Graph Motif Problems Parameterized by Dual

Let $G=(V,E)$ be a vertex-colored graph, where $C$ is the set of colors used to color $V$. The Graph Motif (or GM) problem takes as input $G$, a multiset $M$ of colors built from $C$, and asks whether there is a subset $S\subseteq V$ such that (i) $G[S]$ is connected and (ii) the multiset of colors obtained from $S$ equals $M$. The Colorful Graph Motif (or CGM) problem is the special case of GM in which $M$ is a set, and the List-Colored Graph Motif (or LGM) problem is the extension of GM in which each vertex $v$ of $V$ may choose its color from a list $\mathcal{L}(v)\subseteq C$ of colors.

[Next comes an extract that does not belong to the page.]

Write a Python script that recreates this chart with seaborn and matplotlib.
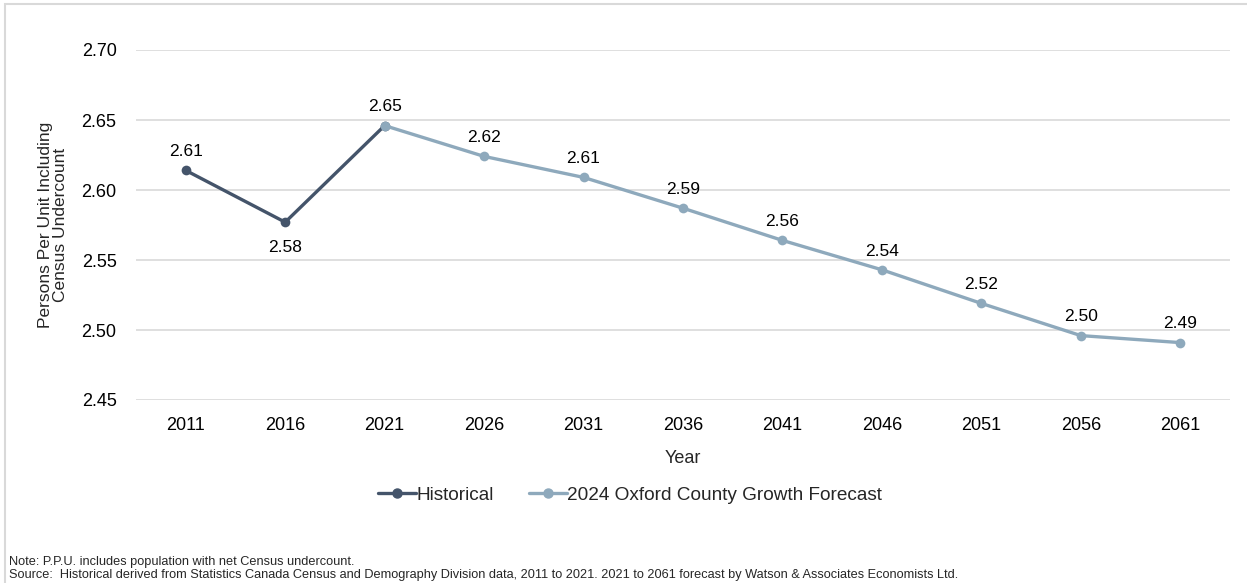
import matplotlib
matplotlib.use("Agg")
import matplotlib.pyplot as plt
import seaborn as sns
import pandas as pd
from matplotlib.patches import Rectangle
from matplotlib.lines import Line2D

hist_years = [2011, 2016, 2021]
hist_ppu = [2.614, 2.577, 2.646]
fc_years = [2021, 2026, 2031, 2036, 2041, 2046, 2051, 2056, 2061]
fc_ppu = [2.646, 2.624, 2.609, 2.587, 2.564, 2.543, 2.519, 2.496, 2.491]
labels = ["2.61", "2.58", "2.65", "2.62", "2.61", "2.59", "2.56", "2.54", "2.52", "2.50", "2.49"]
label_years = [2011, 2016, 2021, 2026, 2031, 2036, 2041, 2046, 2051, 2056, 2061]
label_vals = [2.614, 2.577, 2.646, 2.624, 2.609, 2.587, 2.564, 2.543, 2.519, 2.496, 2.491]
label_below = [False, True, False, False, False, False, False, False, False, False, False]
y_ticks = [2.45, 2.50, 2.55, 2.60, 2.65, 2.70]

HIST = "Historical"
FC = "2024 Oxford County Growth Forecast"
df = pd.DataFrame({
    "Year": hist_years + fc_years,
    "PPU": hist_ppu + fc_ppu,
    "Series": [HIST] * len(hist_years) + [FC] * len(fc_years),
})

sns.set_theme(style="white")
plt.rcParams["font.family"] = ["Liberation Sans", "DejaVu Sans"]

W, H = 1247, 583
fig = plt.figure(figsize=(W / 100, H / 100), dpi=100)
ax = fig.add_axes([136 / W, 1 - 400 / H, (1230 - 136) / W, 350 / H])

palette = {HIST: "#44546A", FC: "#8EA9BC"}
sns.lineplot(data=df, x="Year", y="PPU", hue="Series", palette=palette,
             marker="o", markersize=7, markeredgewidth=0, linewidth=2.4,
             ax=ax, legend=False, zorder=3)

ax.set_xlim(2011 - 2.5, 2061 + 2.5)
ax.set_ylim(2.45, 2.70)
ax.set_yticks(y_ticks)
ax.set_yticklabels([f"{v:.2f}" for v in y_ticks])
ax.set_xticks(label_years)
ax.set_xticklabels([str(y) for y in label_years])
ax.tick_params(axis="both", labelsize=13, colors="#000000", length=0)
ax.tick_params(axis="y", pad=14)
ax.tick_params(axis="x", pad=12)
ax.grid(axis="y", color="#D9D9D9", linewidth=1.2)
ax.grid(axis="x", visible=False)
for s in ax.spines.values():
    s.set_visible(False)

for yr, v, lab, below in zip(label_years, label_vals, labels, label_below):
    ax.annotate(lab, (yr, v), xytext=(0, -13 if below else 8), textcoords="offset points",
                ha="center", va="top" if below else "bottom", fontsize=12.5, color="#000000")

ax.set_xlabel("Year", fontsize=13, labelpad=12)
ax.set_ylabel("Persons Per Unit Including\nCensus Undercount", fontsize=12.5, labelpad=10,
              linespacing=0.95)

handles = [Line2D([], [], color=palette[HIST], marker="o", markersize=6.5, linewidth=2.4),
           Line2D([], [], color=palette[FC], marker="o", markersize=6.5, linewidth=2.4)]
fig.legend(handles, [HIST, FC], loc="center", bbox_to_anchor=(630 / W, 1 - 495 / H),
           ncol=2, frameon=False, fontsize=13.7, handlelength=2.0, handletextpad=0.0,
           columnspacing=1.85, borderpad=0, borderaxespad=0)

fig.text(9 / W, 1 - 562 / H, "Note: P.P.U. includes population with net Census undercount.",
         fontsize=9.2, va="center", ha="left")
fig.text(9 / W, 1 - 575 / H,
         "Source:  Historical derived from Statistics Canada Census and Demography Division data, 2011 to 2021. 2021 to 2061 forecast by Watson & Associates Economists Ltd.",
         fontsize=9.2, va="center", ha="left")

fig.patches.append(Rectangle((5 / W, -0.05), 1.2, 1 - 4 / H + 0.05, transform=fig.transFigure,
                             fill=False, edgecolor="#D9D9D9", linewidth=1.5, zorder=0))

fig.savefig("out.png", dpi=100)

We study the three problems GM, CGM, and LGM, parameterized by the dual parameter $\ell:=|V|-|M|$. For general graphs, we show that, assuming the strong exponential time hypothesis, CGM has no $(2-\epsilon)^\ell\cdot |V|^{\mathcal{O}(1)}$-time algorithm, which implies that a previous algorithm, running in $\mathcal{O}(2^\ell\cdot |E|)$ time is optimal [Betzler et al., IEEE/ACM TCBB 2011]. We also prove that LGM is W[1]-hard with respect to $\ell$ even if we restrict ourselves to lists of at most two colors. If we constrain the input graph to be a tree, then we show that GM can be solved in $\mathcal{O}(3^\ell\cdot |V|)$ time but admits no polynomial-size problem kernel, while CGM can be solved in $\mathcal{O}(\sqrt{2}^{\ell} + |V|)$ time and admits a polynomial-size problem kernel.